Ali Sadikin pun naik menjadi Gubernur DKI Jakarta di tahun tersebut. Pasar di Jakarta, menurut dia, masih kurang dari segi perencanaan wilayah, kondisi bangunan, kebersihan, hingga fasilitas. Visinya untuk memperbaiki pasar ini pun selaras dengan kebijakan ekonomi Kabinet Ampera untuk membuka peluang bagi swasta. 

Gayung bersambut, Bang Ali lalu bekerjasama dengan Ciputra untuk memperbaiki kawasan Pasar Senen dengan Proyek Pasar Senen. Ia juga menciptakan badan Pengembang Pembangunan Lingkungan Senen alias PPLS. 

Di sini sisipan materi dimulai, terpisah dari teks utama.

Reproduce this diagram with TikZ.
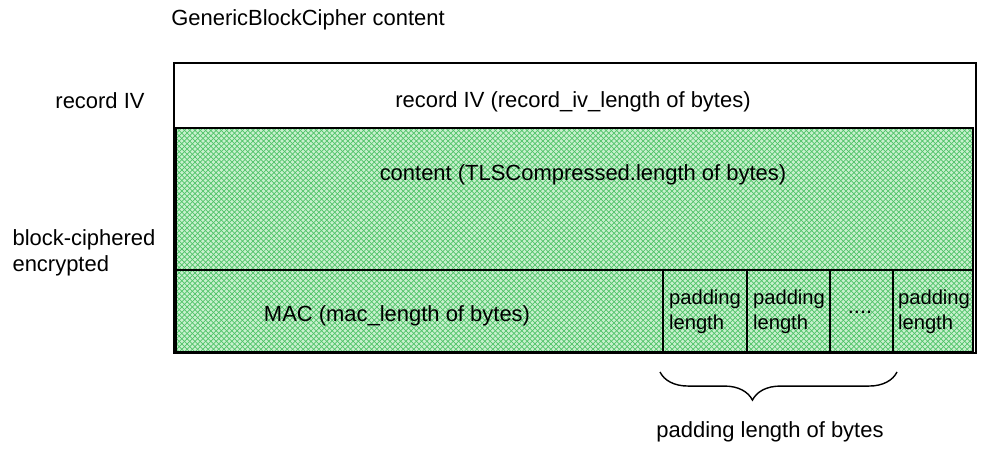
\documentclass[tikz,border=0pt]{standalone}
\usepackage{fontspec}
\setmainfont{Liberation Sans}
\usetikzlibrary{patterns, decorations.pathreplacing}
\usetikzlibrary{positioning}

\definecolor{hatchgreen}{RGB}{80,195,105}
\definecolor{softgreen}{RGB}{200,240,206}

\begin{document}
\begin{tikzpicture}[x=0.02cm, y=-0.02cm, thick,
    every node/.style={font=\fontsize{12.5}{14.5}\selectfont},
    hatch/.style={pattern color=hatchgreen},
    padcell/.style={align=left, font=\fontsize{11.5}{14.5}\selectfont}]
    \useasboundingbox (0,0) rectangle (990,452);
    % green block
    \fill[softgreen] (176,128) rectangle (973,352);
    \fill[hatch, pattern=north east lines] (176,128) rectangle (973,352);
    \fill[hatch, pattern=north west lines] (176,128) rectangle (973,352);
    \draw (174,63) rectangle (976,353);
    \draw (176,128) rectangle (973,352);
    \draw (176,270) -- (973,270);
    \foreach \x in {663,747,830,893}
        \draw[semithick] (\x,270) -- (\x,352);
    \node (title) at (308,20) {GenericBlockCipher content};
    \node (ivlabel) at (100,101) {record IV};
    \node[align=left, anchor=west] (enc) at (6,253) {block-ciphered\\encrypted};
    \node (iv) at (573,102) {record IV (record\_iv\_length of bytes)};
    \node (content) at (583,175) {content (TLSCompressed.length of bytes)};
    \node (mac) at (397,316) {MAC (mac\_length of bytes)};
    \node[padcell] (pad1) at (705,312) {padding\\length};
    \node[padcell] (pad2) at (789,312) {padding\\length};
    \node (dots) at (860,312) {....};
    \node[padcell] (pad3) at (934,312) {padding\\length};
    \coordinate (bl) at (660,372);
    \coordinate (br) at (897,372);
    \draw[decorate, decoration={brace, mirror, amplitude=16pt, aspect=0.39}] (bl) -- (br);
    \node (bytes) at (770,432) {padding length of bytes};
\end{tikzpicture}
\end{document}
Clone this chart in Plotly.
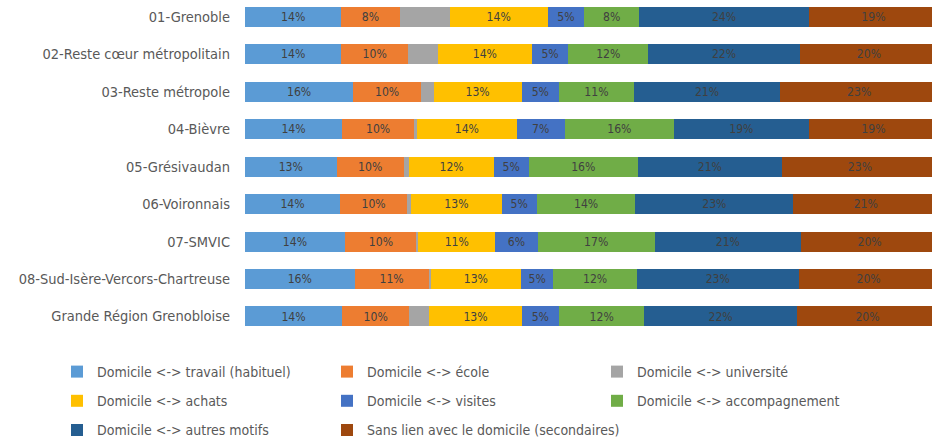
import plotly.graph_objects as go

categories = [
    "01-Grenoble",
    "02-Reste cœur métropolitain",
    "03-Reste métropole",
    "04-Bièvre",
    "05-Grésivaudan",
    "06-Voironnais",
    "07-SMVIC",
    "08-Sud-Isère-Vercors-Chartreuse",
    "Grande Région Grenobloise",
]

series_names = [
    "Domicile <-> travail (habituel)",
    "Domicile <-> école",
    "Domicile <-> université",
    "Domicile <-> achats",
    "Domicile <-> visites",
    "Domicile <-> accompagnement",
    "Domicile <-> autres motifs",
    "Sans lien avec le domicile (secondaires)",
]

travail = [13.9, 13.9, 15.6, 14.0, 13.2, 13.7, 14.4, 15.8, 14.0]
ecole = [8.4, 9.6, 9.8, 10.4, 9.7, 9.7, 10.4, 10.7, 9.7]
universite = [7.2, 4.3, 1.8, 0.4, 0.8, 0.6, 0.2, 0.3, 2.9]
achats = [14.2, 13.6, 12.7, 14.4, 12.2, 13.0, 11.1, 13.0, 13.3]
visites = [5.2, 5.2, 5.4, 6.9, 5.0, 5.1, 6.1, 4.7, 5.4]
accompagnement = [8.0, 11.6, 10.8, 15.8, 15.8, 14.2, 16.9, 12.0, 12.3]
autres = [24.4, 21.8, 21.1, 19.4, 20.7, 22.8, 21.1, 23.4, 22.0]
sans_lien = [18.7, 20.0, 22.8, 18.7, 22.6, 20.9, 19.8, 20.1, 20.4]

series_values = [travail, ecole, universite, achats, visites, accompagnement, autres, sans_lien]
colors = ["#5B9BD5", "#ED7D31", "#A5A5A5", "#FFC000", "#4472C4", "#70AD47", "#255E91", "#9E480E"]
show_labels = [True, True, False, True, True, True, True, True]
legend_ids = ["legend", "legend2", "legend3", "legend", "legend2", "legend3", "legend", "legend2"]

FONT = "DejaVu Sans Condensed, sans-serif"

W, H = 932, 439

fig = go.Figure()
for i, (name, vals) in enumerate(zip(series_names, series_values)):
    fig.add_trace(go.Bar(
        y=categories,
        x=vals,
        name=name,
        orientation="h",
        marker=dict(color=colors[i], line=dict(width=0)),
        texttemplate="%{x:.0f}%" if show_labels[i] else None,
        textposition="inside" if show_labels[i] else "none",
        insidetextanchor="middle",
        textangle=0,
        textfont=dict(family=FONT, size=13, color="#404040"),
        legend=legend_ids[i],
        legendgroup=name,
        hoverinfo="name+x",
    ))

legend_common = dict(
    orientation="v",
    xref="container", yref="container",
    xanchor="left", yanchor="top",
    y=1 - 356 / H,
    font=dict(family=FONT, size=14, color="#595959"),
    tracegroupgap=8,
    bgcolor="rgba(0,0,0,0)",
    itemclick=False, itemdoubleclick=False,
)

fig.update_layout(
    template="none",
    width=W, height=H,
    barmode="stack",
    bargap=0.466,
    uniformtext=dict(minsize=8, mode="show"),
    margin=dict(l=245, r=0, t=0, b=H - 337, autoexpand=False),
    paper_bgcolor="white",
    plot_bgcolor="white",
    font=dict(family=FONT, size=13, color="#595959"),
    xaxis=dict(range=[0, 99.1], visible=False, fixedrange=True),
    yaxis=dict(
        range=[8.55, -0.45],
        showgrid=False, zeroline=False, showline=False,
        ticks="", ticklabelstandoff=14,
        tickfont=dict(family=FONT, size=14.5, color="#595959"),
        fixedrange=True, automargin=False,
    ),
    legend=dict(legend_common, x=57 / W),
    legend2=dict(legend_common, x=327 / W),
    legend3=dict(legend_common, x=597 / W),
)

fig.write_html(
    "out.html",
    config={"responsive": False, "displayModeBar": False},
    post_script="document.body.style.margin='0px'; document.body.style.overflow='hidden';",
)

Langkah pertama proyek ini adalah memindahkan lokasi pasar. Wilayah pasar lama pun dipindah ke depan Stasiun Kereta Api Senen dan di sekitar kawasan Jalan Kramat Bunder. Selain itu, warga yang tinggal di kampung sekitar pasar, yakni kampung Jagal, dipindah ke wilayah Kramat Sentiong. 

Meski awalnya relokasi berlangsung pelik, akhirnya warga mau pindah asal Masjid Jagal tidak diratakan. Bagi mereka yang berdagang pun ditawarkan mengisi kios di Pasar Senen. 

Pasar Senen yang dibangun oleh PT Pembangunan Jaya dan Ciputra selaku pengembang mulai beroperasi setahun kemudian, pada 1967. Di tanah seluas delapan hektar itu, berdiri gedung lima lantai sebagai pembangunan tahap pertama. Dua tahun kemudian, barulah gedung kedua berdiri.

“Senen kini menjelma menjadi sebuah pusat perbelanjaan pertama dan terbaik di ibukota dan Indonesia. Bahkan Senen tercatat paling modern di Asia Tenggara pada saat itu,” kata Annissa Ferissa, penulis jurnal tersebut.